The John and Mable Ringling Museum of Art, Keith D. and Linda L. Monda Gallery of Contemporary Art
Sarasota, FL United States
Anne Patterson Anne Patterson
‘Pathless Woods’ is an interactive, site-specific installation, consisting of over 24 miles of multi-colored satin ribbon. The visitor is invited to walk through 8,472 individual strands of ribbon that cascade from the ceiling to the floor of the Monda Gallery. Walking through the piece feels like swimming through a sea of color. The gallery itself is 2400 square feet and has 18’ ceilings. The ribbons fill the entirety of the space, with the exception of a 6’ area surrounding the four sides of the installation. ‘Pathless Woods’ also includes video projections, music, and scent.
There is a pleasure in the pathless woods/There is a rapture on the lonely shore" - Lord Byron “Childe Harold’s Pilgrimage”
Patterson has synesthesia, meaning that her sensory perceptions overlap; when she hears sound, she sees color. Trained as an architect and theater production designer, this unique combination of senses combines to create an artistic practice, hovering somewhere between the theatrical and the experiential. She continues to explore creating synesthetic environments with ‘Pathless Woods’, something that began with her acclaimed 2013 installation ‘Graced with Light’ at Grace Cathedral in San Francisco.
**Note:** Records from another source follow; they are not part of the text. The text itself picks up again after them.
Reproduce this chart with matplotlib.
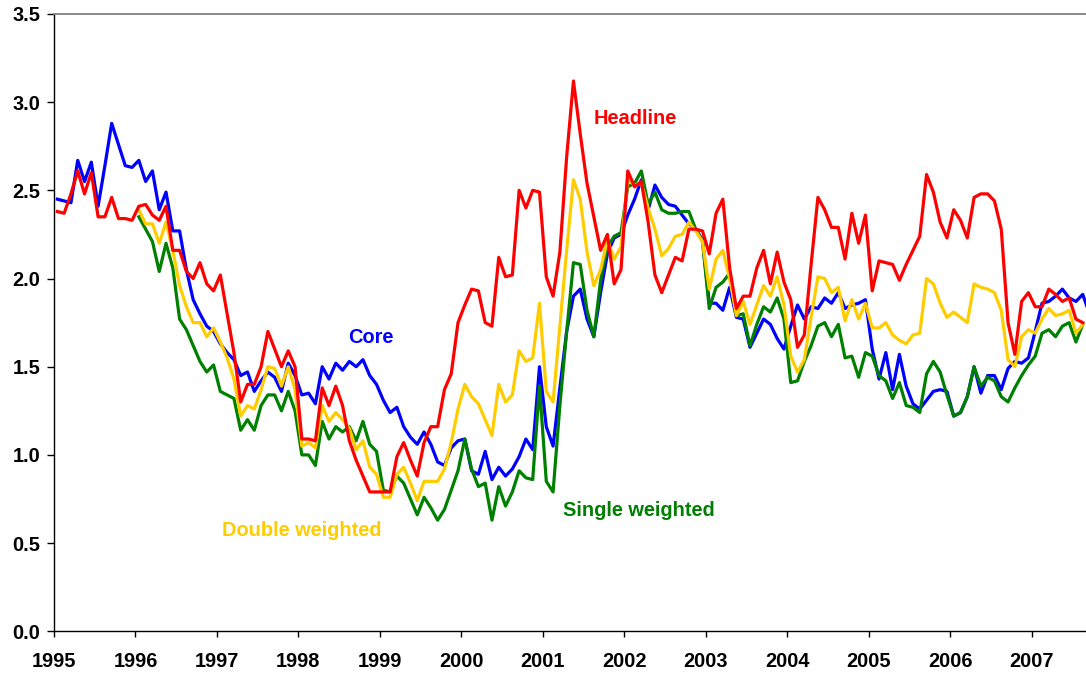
import numpy as np
import matplotlib
matplotlib.use("Agg")
import matplotlib.pyplot as plt

plt.rcParams['font.family'] = ['Liberation Sans', 'DejaVu Sans']

# monthly values, Core and Headline start Jan 1995, the weighted ones Jan 1996
core = [2.45, 2.44, 2.43, 2.67, 2.55, 2.66, 2.41, 2.64, 2.88, 2.76, 2.64, 2.63,
        2.67, 2.55, 2.61, 2.39, 2.49, 2.27, 2.27, 2.05, 1.88, 1.80, 1.73, 1.70,
        1.63, 1.58, 1.54, 1.45, 1.47, 1.36, 1.42, 1.47, 1.44, 1.36, 1.52, 1.45,
        1.34, 1.35, 1.29, 1.50, 1.43, 1.52, 1.48, 1.53, 1.50, 1.54, 1.45, 1.40,
        1.31, 1.24, 1.27, 1.16, 1.10, 1.06, 1.13, 1.06, 0.96, 0.94, 1.04, 1.08,
        1.09, 0.91, 0.89, 1.02, 0.86, 0.93, 0.88, 0.92, 0.99, 1.09, 1.03, 1.50,
        1.16, 1.05, 1.38, 1.70, 1.90, 1.94, 1.77, 1.67, 1.92, 2.14, 2.23, 2.25,
        2.36, 2.45, 2.56, 2.39, 2.53, 2.46, 2.42, 2.41, 2.36, 2.31, 2.28, 2.22,
        1.86, 1.86, 1.82, 1.95, 1.78, 1.77, 1.61, 1.69, 1.77, 1.74, 1.66, 1.60,
        1.73, 1.85, 1.77, 1.84, 1.83, 1.89, 1.86, 1.92, 1.83, 1.85, 1.86, 1.88,
        1.60, 1.43, 1.58, 1.37, 1.57, 1.39, 1.29, 1.26, 1.31, 1.36, 1.37, 1.36,
        1.22, 1.24, 1.33, 1.50, 1.35, 1.45, 1.45, 1.37, 1.49, 1.53, 1.52, 1.55,
        1.70, 1.86, 1.87, 1.90, 1.94, 1.89, 1.87, 1.91, 1.80]

headline = [2.38, 2.37, 2.48, 2.61, 2.48, 2.60, 2.35, 2.35, 2.46, 2.34, 2.34, 2.33,
            2.41, 2.42, 2.36, 2.33, 2.41, 2.16, 2.16, 2.04, 2.00, 2.09, 1.97, 1.93,
            2.02, 1.80, 1.58, 1.30, 1.40, 1.40, 1.50, 1.70, 1.60, 1.50, 1.59, 1.50,
            1.09, 1.09, 1.08, 1.38, 1.28, 1.39, 1.28, 1.08, 0.97, 0.88, 0.79, 0.79,
            0.79, 0.79, 0.99, 1.07, 0.97, 0.88, 1.07, 1.16, 1.16, 1.37, 1.46, 1.75,
            1.85, 1.94, 1.93, 1.75, 1.73, 2.12, 2.01, 2.02, 2.50, 2.40, 2.50, 2.49,
            2.01, 1.90, 2.15, 2.69, 3.12, 2.82, 2.54, 2.35, 2.16, 2.25, 1.97, 2.05,
            2.61, 2.52, 2.55, 2.32, 2.02, 1.92, 2.02, 2.12, 2.10, 2.28, 2.28, 2.27,
            2.14, 2.37, 2.45, 2.06, 1.83, 1.90, 1.90, 2.06, 2.16, 1.97, 2.15, 1.98,
            1.88, 1.61, 1.68, 2.08, 2.46, 2.39, 2.29, 2.29, 2.11, 2.37, 2.20, 2.36,
            1.93, 2.10, 2.09, 2.08, 1.99, 2.08, 2.16, 2.24, 2.59, 2.49, 2.32, 2.23,
            2.39, 2.33, 2.23, 2.46, 2.48, 2.48, 2.44, 2.28, 1.75, 1.57, 1.87, 1.92,
            1.84, 1.84, 1.94, 1.91, 1.87, 1.89, 1.77, 1.75]

double_w = [2.39, 2.31, 2.31, 2.20, 2.32, 2.16, 1.96, 1.84, 1.75, 1.75, 1.67, 1.72,
            1.64, 1.55, 1.43, 1.22, 1.28, 1.26, 1.37, 1.50, 1.49, 1.39, 1.50, 1.37,
            1.05, 1.07, 1.04, 1.28, 1.19, 1.24, 1.20, 1.15, 1.03, 1.08, 0.93, 0.89,
            0.76, 0.76, 0.89, 0.93, 0.84, 0.74, 0.85, 0.85, 0.85, 0.92, 1.07, 1.26,
            1.40, 1.33, 1.29, 1.20, 1.11, 1.40, 1.30, 1.34, 1.59, 1.53, 1.55, 1.86,
            1.36, 1.30, 1.73, 2.16, 2.56, 2.45, 2.15, 1.96, 2.05, 2.22, 2.11, 2.18,
            2.56, 2.53, 2.54, 2.40, 2.28, 2.13, 2.17, 2.24, 2.25, 2.32, 2.27, 2.21,
            1.94, 2.11, 2.16, 2.00, 1.79, 1.87, 1.74, 1.85, 1.96, 1.90, 2.01, 1.85,
            1.56, 1.47, 1.54, 1.78, 2.01, 2.00, 1.92, 1.95, 1.76, 1.88, 1.77, 1.86,
            1.72, 1.72, 1.75, 1.68, 1.65, 1.63, 1.68, 1.69, 2.00, 1.97, 1.86, 1.78,
            1.81, 1.78, 1.75, 1.97, 1.95, 1.94, 1.92, 1.82, 1.54, 1.50, 1.67, 1.71,
            1.69, 1.77, 1.83, 1.79, 1.80, 1.82, 1.69, 1.74]

single_w = [2.35, 2.28, 2.21, 2.04, 2.20, 2.06, 1.77, 1.71, 1.62, 1.53, 1.47, 1.51,
            1.36, 1.34, 1.32, 1.14, 1.20, 1.14, 1.28, 1.34, 1.34, 1.25, 1.36, 1.25,
            1.00, 1.00, 0.94, 1.19, 1.09, 1.16, 1.13, 1.16, 1.08, 1.19, 1.06, 1.02,
            0.80, 0.79, 0.88, 0.84, 0.75, 0.66, 0.76, 0.70, 0.63, 0.69, 0.80, 0.91,
            1.09, 0.92, 0.82, 0.84, 0.63, 0.82, 0.71, 0.79, 0.91, 0.87, 0.86, 1.39,
            0.85, 0.79, 1.28, 1.70, 2.09, 2.08, 1.82, 1.67, 1.99, 2.18, 2.24, 2.26,
            2.52, 2.54, 2.61, 2.42, 2.49, 2.39, 2.37, 2.37, 2.38, 2.38, 2.28, 2.21,
            1.83, 1.95, 1.98, 2.03, 1.79, 1.80, 1.62, 1.74, 1.84, 1.81, 1.89, 1.77,
            1.41, 1.42, 1.53, 1.62, 1.73, 1.75, 1.67, 1.74, 1.55, 1.56, 1.44, 1.58,
            1.56, 1.45, 1.42, 1.32, 1.41, 1.28, 1.27, 1.24, 1.46, 1.53, 1.47, 1.34,
            1.22, 1.24, 1.33, 1.50, 1.39, 1.44, 1.42, 1.33, 1.30, 1.38, 1.45, 1.51,
            1.56, 1.69, 1.71, 1.67, 1.73, 1.75, 1.64, 1.74]

years = list(range(1995, 2008))
y_ticks = [0.0, 0.5, 1.0, 1.5, 2.0, 2.5, 3.0, 3.5]


def months(start_year, n):
    # mid-month positions as fractional years
    return start_year + (np.arange(n) + 0.5) / 12.0


fig = plt.figure(figsize=(10.86, 6.79), dpi=100)
ax = fig.add_axes([0.0497, 0.0703, 0.9503, 0.9091])

ax.plot(months(1995, len(core)), core, color='#0000FF', lw=2.3, zorder=3)
ax.plot(months(1996, len(single_w)), single_w, color='#008000', lw=2.3, zorder=3)
ax.plot(months(1996, len(double_w)), double_w, color='#FFCC00', lw=2.3, zorder=3)
ax.plot(months(1995, len(headline)), headline, color='#FF0000', lw=2.3, zorder=4)

ax.set_xlim(1995, 2007.665)
ax.set_ylim(0, 3.5)
ax.set_xticks(years)
ax.set_xticklabels([str(y) for y in years])
ax.set_yticks(y_ticks)
ax.set_yticklabels(['%.1f' % v for v in y_ticks])

for lab in ax.get_xticklabels() + ax.get_yticklabels():
    lab.set_fontweight('bold')
    lab.set_fontsize(14.4)

ax.tick_params(axis='x', direction='out', length=4, width=1, pad=11)
ax.tick_params(axis='y', direction='out', length=5, width=1, pad=5)

ax.spines['right'].set_visible(False)
ax.spines['top'].set_color('#808080')
ax.spines['top'].set_linewidth(1.3)
ax.spines['left'].set_linewidth(1)
ax.spines['bottom'].set_linewidth(1)

lbl = dict(fontsize=14.4, fontweight='bold', ha='left', va='center')
ax.text(2001.626, 2.91, 'Headline', color='#FF0000', **lbl)
ax.text(1998.607, 1.663, 'Core', color='#0000FF', **lbl)
ax.text(1997.061, 0.574, 'Double weighted', color='#FFCC00', **lbl)
ax.text(2001.245, 0.687, 'Single weighted', color='#008000', **lbl)

fig.savefig('out.png', dpi=100)
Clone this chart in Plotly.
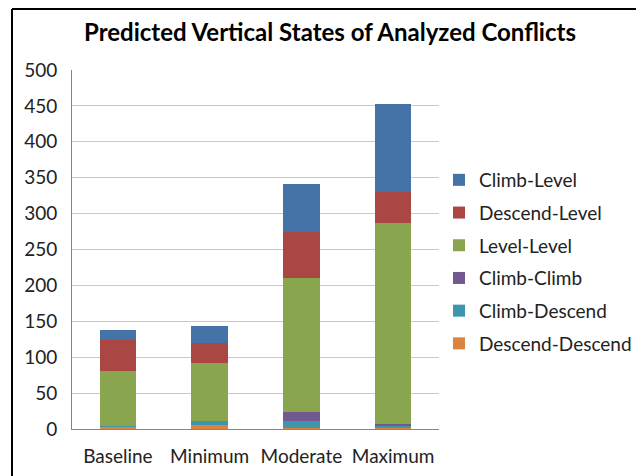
import plotly.graph_objects as go

categories = ["Baseline", "Minimum", "Moderate", "Maximum"]
descend_descend = [3, 6, 1, 1]
climb_descend = [1, 5, 10, 4]
climb_climb = [0, 0, 12, 2]
level_level = [77, 81, 188, 280]
descend_level = [43, 28, 63, 43]
climb_level = [14, 23, 67, 122]
y_ticks = [0, 50, 100, 150, 200, 250, 300, 350, 400, 450, 500]

series = [
    ("Descend-Descend", descend_descend, "#DB843D"),
    ("Climb-Descend", climb_descend, "#3D96AE"),
    ("Climb-Climb", climb_climb, "#71588F"),
    ("Level-Level", level_level, "#89A54E"),
    ("Descend-Level", descend_level, "#AA4643"),
    ("Climb-Level", climb_level, "#4572A7"),
]

FONT = "Lato"
fig = go.Figure()
n = len(series)
for i, (name, vals, col) in enumerate(series):
    fig.add_trace(go.Bar(
        x=categories, y=vals, name=name, legendgroup=name,
        legendrank=n - i,
        marker=dict(color=col, line=dict(width=0)),
    ))

# page has an 8px body margin; work in figure coordinates
OFF = 8
W, H = 644 - OFF, 476 - OFF
L, R, T, B = 72 - OFF, 644 - 439, 70 - OFF, 476 - 429
pw, ph = W - L - R, H - T - B

def px(xpage):
    return (xpage - OFF - L) / pw

def py(ypage):
    return (H - B - (ypage - OFF)) / ph

fig.update_layout(
    width=W, height=H,
    margin=dict(l=L, r=R, t=T, b=B, autoexpand=False),
    barmode="stack", bargap=0.6,
    paper_bgcolor="white", plot_bgcolor="white",
    font=dict(family=FONT, size=19, color="#222222"),
    title=dict(text="<b>Predicted Vertical States of Analyzed Conflicts</b>",
               x=(330 - OFF) / W, xref="container", xanchor="center",
               y=1 - (33 - OFF) / H, yref="container", yanchor="middle",
               font=dict(family=FONT, size=24, color="#000000")),
    showlegend=True,
    legend=dict(x=px(439), xanchor="left", y=py(161), yanchor="top",
                traceorder="grouped", tracegroupgap=5,
                font=dict(family=FONT, size=19, color="#222222"),
                bgcolor="rgba(0,0,0,0)"),
    xaxis=dict(showline=True, linecolor="#868686", linewidth=1, automargin=False,
               ticks="", tickfont=dict(size=19), ticklabelstandoff=10),
    yaxis=dict(range=[0, 500], tickvals=y_ticks, showgrid=True, automargin=False,
               gridcolor="#C8C8C8", gridwidth=1, showline=True,
               linecolor="#868686", linewidth=1, ticks="",
               tickfont=dict(size=19), ticklabelstandoff=10, zeroline=False),
    shapes=[
        dict(type="line", xref="paper", yref="paper", x0=px(12), x1=px(12),
             y0=py(9), y1=py(490), line=dict(color="#000000", width=2)),
        dict(type="line", xref="paper", yref="paper", x0=px(12), x1=px(643),
             y0=py(9), y1=py(9), line=dict(color="#000000", width=2)),
        dict(type="line", xref="paper", yref="paper", x0=px(643), x1=px(643),
             y0=py(9), y1=py(490), line=dict(color="#888888", width=2)),
    ],
)

fig.write_html("out.html")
The visitor of ‘Pathless Woods’ leaves the reality of the museum and enters into another; a constructed synesthetic experience where the senses are encouraged to overlap. The visitor is invited to walk through and interact with the forest of ribbon and multi-media projections. Mimicking life, the path through the ribbon is at times very clear, and at other times not. One is encouraged to find their own path, and in doing so, evoke a sense of joy. As the poem states, there is a "pleasure in the pathless woods”, a certain joy in walking the path that others do not.
One of Patterson’s inspirations for “Pathless Woods” was composer Michael Gandolfi’s “Garden of Cosmic Speculation”. In listening to the music, she ‘saw’ long, linear lines of blue and green surrounding a red center – an image she created with satin ribbons.
Wanting to enhance the senses of sight, sound, and touch as one walked through ‘Pathless Woods’, Patterson collaborated with projection designer Adam Larsen and scent artist Beau Rhee. Video of swaying branches, falling rain, and rushing water are projected upon the dense mass of hanging ribbons.
Patterson also wanted to include a scent that would evoke the feeling of being in a forest. Rhee created a light fragrance of pine and fir to remind one of being in the woods after a rainfall.
Patterson’s associate Kina Park was integral in devising a way to involve over 75 museum volunteers to build the work. Volunteers cut and organized the ribbon, then attached the ribbon to the 120 ropes. The ropes were then hung diagonally across the ceiling of the gallery with the ribbons cascading 18’ down to the floor.
As visitors of “Pathless Woods” walk through the interactive installation, all their senses are affected. There is the sense of touch of the ribbon on one’s skin, the sight of flickering light and projected imagery, the sound of classical music, and the clean scent of a forest.